Situasi semacam itu mungkin sudah menjadi hal yang lumrah di negara tersebut dalam beberapa dekade terakhir. Akan tetapi, perempuan China kini lebih berpendidikan dan mandiri secara ekonomi. Bahkan, jumlah perempuan yang mengambil program pendidikan tinggi di sana kini melebihi laki-laki.
Dengan begitu banyak kemajuan yang dicapai dalam beberapa tahun terakhir, perempuan semakin memprioritaskan karier dan pengembangan diri mereka dibandingkan hal-hal tradisional seperti pernikahan dan melahirkan.
Hasil penelitian juga menunjukkan bahwa perempuan di China terutama bertanggung jawab atas tugas-tugas rumah tangga seperti memasak, bersih-bersih, dan berbelanja. Mereka juga harus mengurus anak, termasuk mengurus sekolah, membantu pekerjaan rumah (PR), dan memberikan mereka bimbingan belajar .
Mengutip sebuah makalah yang diterbitkan 2018, laporan YuWa menyebutkan, semua tanggung jawab itu membuat perempuan kehilangan hampir lima jam setiap hari waktu luang dan waktu kerja berbayar mereka. Hampir seluruh jam tersebut dihabiskan untuk pekerjaan rumah tangga. Meskipun para ayah juga kehilangan waktu luang bersama anak-anak, jam kerja berbayar mereka tidak berubah secara signifikan. Karier para ayah juga tidak terpengaruh secara signifikan.

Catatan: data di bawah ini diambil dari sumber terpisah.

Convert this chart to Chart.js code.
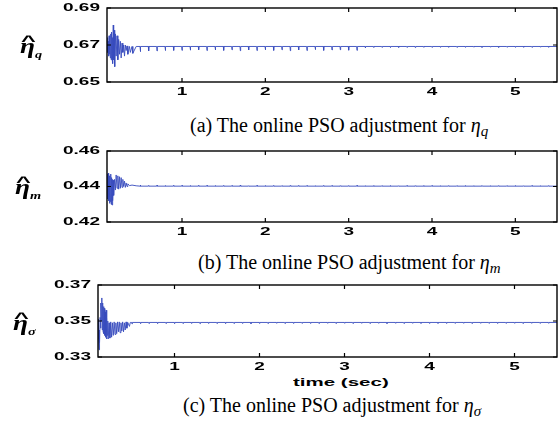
<!DOCTYPE html>
<html lang="en">
<head>
    <meta charset="UTF-8">
    <title>Online PSO adjustment</title>
    <style>
        * { box-sizing: border-box; margin: 0; padding: 0; }
        html, body { width: 560px; height: 427px; background: #fff; overflow: hidden; }
        #wrap { position: relative; width: 560px; height: 427px; }
        canvas { position: absolute; left: 0; }
        .lbl {
            position: absolute;
            font-family: 'Liberation Serif', serif;
            font-style: italic;
            font-weight: bold;
            font-size: 21px;
            transform: scaleX(1.3);
            transform-origin: left center;
            line-height: 1;
            white-space: nowrap;
        }
        .lbl .e { position: relative; display: inline-block; }
        .lbl .h {
            position: absolute;
            left: 2px;
            top: -3px;
            font-style: normal;
            font-weight: bold;
            font-family: 'Liberation Sans', sans-serif;
            font-size: 15px;
            transform: scaleX(1.3);
        }
        .lbl sub { font-size: 11px; }
        .cap {
            position: absolute;
            font-family: 'Liberation Serif', serif;
            font-size: 20px;
            white-space: nowrap;
            line-height: 1;
        }
        .cap i sub { font-size: 15px; vertical-align: -4px; }
        #xt {
            position: absolute;
            left: 293px;
            top: 377px;
            font: bold 10px 'Liberation Sans', sans-serif;
            transform: scaleX(2.05);
            transform-origin: left center;
            white-space: nowrap;
        }
    </style>
</head>
<body>
<div id="wrap">
    <canvas id="cA" width="560" height="100" style="top:0px"></canvas>
    <canvas id="cB" width="560" height="100" style="top:140px"></canvas>
    <canvas id="cC" width="560" height="100" style="top:277px"></canvas>

    <div class="lbl" style="left:20px; top:36px"><span class="e">&#951;<span class="h">^</span></span><sub>q</sub></div>
    <div class="lbl" style="left:15px; top:177px"><span class="e">&#951;<span class="h">^</span></span><sub>m</sub></div>
    <div class="lbl" style="left:13px; top:313px"><span class="e">&#951;<span class="h">^</span></span><sub>&#963;</sub></div>

    <div class="cap" style="left:190px; top:115px">(a) The online PSO adjustment for <i>&#951;<sub>q</sub></i></div>
    <div class="cap" style="left:198px; top:252px">(b) The online PSO adjustment for <i>&#951;<sub>m</sub></i></div>
    <div class="cap" style="left:183px; top:395px">(c) The online PSO adjustment for <i>&#951;<sub>&#963;</sub></i></div>
    <div id="xt">time (sec)</div>
</div>

<script src="https://cdn.jsdelivr.net/npm/chart.js@4.4.1/dist/chart.umd.min.js"></script>
<script>
    // axis ticks
    const xTicks = [1, 2, 3, 4, 5];
    const yTicksA = [0.65, 0.67, 0.69];
    const yTicksB = [0.42, 0.44, 0.46];
    const yTicksC = [0.33, 0.35, 0.37];

    // start-up transient (time, value)
    const tA = [0.100, 0.105, 0.110, 0.115, 0.120, 0.125, 0.130, 0.135, 0.140, 0.145, 0.150, 0.155, 0.160, 0.165, 0.170, 0.175, 0.180, 0.185, 0.190, 0.195, 0.200, 0.210, 0.220, 0.230, 0.240, 0.250, 0.260, 0.270, 0.280, 0.290, 0.300, 0.310, 0.320, 0.330, 0.340, 0.350, 0.370, 0.380, 0.400, 0.410, 0.450];
    const vA = [0.6700, 0.6740, 0.6660, 0.6720, 0.6640, 0.6750, 0.6650, 0.6730, 0.6630, 0.6760, 0.6620, 0.6770, 0.6640, 0.6740, 0.6600, 0.6808, 0.6620, 0.6780, 0.6600, 0.6583, 0.6760, 0.6640, 0.6750, 0.6620, 0.6730, 0.6650, 0.6720, 0.6630, 0.6710, 0.6660, 0.6700, 0.6640, 0.6700, 0.6670, 0.6695, 0.6650, 0.6692, 0.6660, 0.6692, 0.6655, 0.6692];

    const tB = [0.100, 0.105, 0.110, 0.115, 0.120, 0.125, 0.130, 0.135, 0.140, 0.145, 0.150, 0.155, 0.160, 0.165, 0.170, 0.175, 0.180, 0.190, 0.200, 0.210, 0.220, 0.230, 0.240, 0.250, 0.260, 0.270, 0.280, 0.290, 0.300, 0.310, 0.320, 0.330, 0.340, 0.350, 0.370, 0.400, 0.450];
    const vB = [0.4400, 0.4470, 0.4330, 0.4475, 0.4320, 0.4460, 0.4305, 0.4455, 0.4315, 0.4470, 0.4300, 0.4450, 0.4296, 0.4440, 0.4320, 0.4435, 0.4350, 0.4440, 0.4380, 0.4465, 0.4390, 0.4460, 0.4385, 0.4455, 0.4390, 0.4450, 0.4395, 0.4440, 0.4400, 0.4430, 0.4395, 0.4420, 0.4400, 0.4415, 0.4405, 0.4408, 0.4404];

    const tC = [0.100, 0.104, 0.108, 0.112, 0.116, 0.120, 0.125, 0.130, 0.135, 0.140, 0.145, 0.150, 0.155, 0.160, 0.165, 0.170, 0.175, 0.180, 0.185, 0.190, 0.195, 0.200, 0.205, 0.210, 0.215, 0.220, 0.230, 0.240, 0.250, 0.260, 0.270, 0.280, 0.290, 0.300, 0.310, 0.320, 0.330, 0.340, 0.350, 0.360, 0.370, 0.380, 0.390, 0.400, 0.410, 0.420, 0.430, 0.440, 0.450, 0.470, 0.480];
    const vC = [0.3510, 0.3490, 0.3400, 0.3340, 0.3450, 0.3380, 0.3520, 0.3460, 0.3600, 0.3500, 0.3628, 0.3450, 0.3600, 0.3440, 0.3580, 0.3430, 0.3570, 0.3420, 0.3550, 0.3410, 0.3560, 0.3400, 0.3520, 0.3420, 0.3500, 0.3400, 0.3490, 0.3405, 0.3495, 0.3410, 0.3490, 0.3420, 0.3495, 0.3425, 0.3490, 0.3430, 0.3495, 0.3440, 0.3495, 0.3435, 0.3490, 0.3445, 0.3495, 0.3440, 0.3490, 0.3450, 0.3495, 0.3460, 0.3492, 0.3470, 0.3492];

    // settled level and the small periodic kicks after the transient
    const baseA = 0.6692;
    const baseB = 0.4402;
    const baseC = 0.3492;
    const spikeT = [0.5, 0.6, 0.7, 0.8, 0.9, 1.0, 1.1, 1.2, 1.3, 1.4, 1.5, 1.6, 1.7, 1.8, 1.9, 2.0, 2.1, 2.2, 2.3, 2.4, 2.5, 2.6, 2.7, 2.8, 2.9, 3.0, 3.1, 3.2, 3.3, 3.4, 3.5, 3.6, 3.7, 3.8, 3.9, 4.0, 4.1, 4.2, 4.3, 4.4, 4.5, 4.6, 4.7, 4.8, 4.9, 5.0, 5.1, 5.2, 5.3, 5.4];
    const spikeA = [0.6664, 0.6668, 0.6668, 0.6670, 0.6671, 0.6671,
        0.6672, 0.6674, 0.6670, 0.6673, 0.6671, 0.6674, 0.6669, 0.6673, 0.6670, 0.6674,
        0.6671, 0.6674, 0.6669, 0.6673, 0.6670, 0.6675, 0.6671, 0.6673, 0.6674, 0.6672,
        0.6671, 0.6684, 0.6686, 0.6687, 0.6686, 0.6687, 0.6687, 0.6686, 0.6687, 0.6687,
        0.6687, 0.6688, 0.6687, 0.6687, 0.6688, 0.6687, 0.6688, 0.6687, 0.6688, 0.6687,
        0.6688, 0.6687, 0.6688, 0.6688];
    const spikeB = [0.4408, 0.4406, 0.4407, 0.4405, 0.4407, 0.4406, 0.4405, 0.4407, 0.4406, 0.4405,
        0.4406, 0.4405, 0.4407, 0.4404, 0.4406, 0.4405, 0.4406, 0.4404, 0.4405, 0.4406,
        0.4405, 0.4404, 0.4406, 0.4405, 0.4404, 0.4405, 0.4406, 0.4404, 0.4405, 0.4404,
        0.4405, 0.4404, 0.4405, 0.4404, 0.4405, 0.4405, 0.4404, 0.4405, 0.4404, 0.4405,
        0.4404, 0.4405, 0.4404, 0.4405, 0.4404, 0.4405, 0.4404, 0.4405, 0.4404, 0.4405];
    const spikeC = [0.3484, 0.3485, 0.3486, 0.3485, 0.3486, 0.3485, 0.3486, 0.3486, 0.3485, 0.3486,
        0.3486, 0.3485, 0.3486, 0.3486, 0.3485, 0.3486, 0.3486, 0.3487, 0.3486, 0.3486,
        0.3487, 0.3486, 0.3486, 0.3487, 0.3486, 0.3487, 0.3486, 0.3487, 0.3486, 0.3487,
        0.3486, 0.3487, 0.3486, 0.3487, 0.3487, 0.3486, 0.3487, 0.3486, 0.3487, 0.3487,
        0.3486, 0.3487, 0.3487, 0.3486, 0.3487, 0.3487, 0.3486, 0.3487, 0.3487, 0.3487];

    function buildSeries(ts, vs, base, spikes) {
        let pts = ts.map((t, i) => ({ x: t, y: vs[i] }));
        spikeT.forEach((t, i) => {
            pts.push({ x: t - 0.004, y: base });
            pts.push({ x: t, y: spikes[i] });
            pts.push({ x: t + 0.004, y: base });
        });
        pts.push({ x: 5.5, y: base });
        return pts;
    }

    // matlab-ish frame with inward ticks and wide bold labels
    const framePlugin = {
        id: 'frame',
        afterDraw(chart, args, opts) {
            const ctx = chart.ctx;
            const a = chart.chartArea;
            const xs = chart.scales.x, ys = chart.scales.y;
            ctx.save();
            ctx.strokeStyle = '#000';
            ctx.lineWidth = 1.4;
            ctx.strokeRect(a.left, a.top, a.right - a.left, a.bottom - a.top);
            ctx.lineWidth = 1.2;
            ctx.beginPath();
            xTicks.forEach(v => {
                const px = xs.getPixelForValue(v);
                ctx.moveTo(px, a.bottom); ctx.lineTo(px, a.bottom - 4);
                ctx.moveTo(px, a.top); ctx.lineTo(px, a.top + 4);
            });
            opts.yTicks.forEach(v => {
                const py = ys.getPixelForValue(v);
                ctx.moveTo(a.left, py); ctx.lineTo(a.left + 4, py);
                ctx.moveTo(a.right, py); ctx.lineTo(a.right - 4, py);
            });
            ctx.stroke();

            ctx.fillStyle = '#000';
            ctx.font = 'bold 10px "Liberation Sans", sans-serif';
            ctx.textBaseline = 'middle';
            xTicks.forEach(v => {
                const px = xs.getPixelForValue(v);
                ctx.save();
                ctx.translate(px, a.bottom + 10.5);
                ctx.scale(1.9, 1);
                ctx.textAlign = 'center';
                ctx.fillText(String(v), 0, 0);
                ctx.restore();
            });
            opts.yTicks.forEach(v => {
                const py = ys.getPixelForValue(v);
                ctx.save();
                ctx.translate(a.left - 7, py);
                ctx.scale(1.9, 1);
                ctx.textAlign = 'right';
                ctx.fillText(v.toFixed(2), 0, 0);
                ctx.restore();
            });
            ctx.restore();
        }
    };

    function makeChart(id, pts, yTicks, pad) {
        return new Chart(document.getElementById(id), {
            type: 'line',
            data: {
                datasets: [{
                    data: pts,
                    borderColor: 'rgba(55, 75, 190, 0.9)',
                    borderWidth: 1,
                    pointRadius: 0,
                    tension: 0
                }]
            },
            options: {
                responsive: false,
                animation: false,
                events: [],
                layout: { padding: pad },
                plugins: {
                    legend: { display: false },
                    tooltip: { enabled: false },
                    frame: { yTicks: yTicks }
                },
                scales: {
                    x: { type: 'linear', min: 0.1, max: 5.5, display: false },
                    y: { min: yTicks[0], max: yTicks[yTicks.length - 1], display: false }
                }
            },
            plugins: [framePlugin]
        });
    }

    makeChart('cA', buildSeries(tA, vA, baseA, spikeA), yTicksA, { left: 107, right: 3, top: 8, bottom: 18 });
    makeChart('cB', buildSeries(tB, vB, baseB, spikeB), yTicksB, { left: 107, right: 3, top: 11, bottom: 18 });
    makeChart('cC', buildSeries(tC, vC, baseC, spikeC), yTicksC, { left: 98, right: 3, top: 8, bottom: 20 });
</script>
</body>
</html>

“Karena lingkungan sosial di China saat ini tidak kondusif bagi perempuan untuk melahirkan, biaya waktu dan peluang bagi perempuan untuk memiliki anak terlalu tinggi,” kata laporan tersebut.
“Beberapa perempuan harus berhenti memiliki anak demi mendapatkan kesempatan sukses dalam karier mereka.”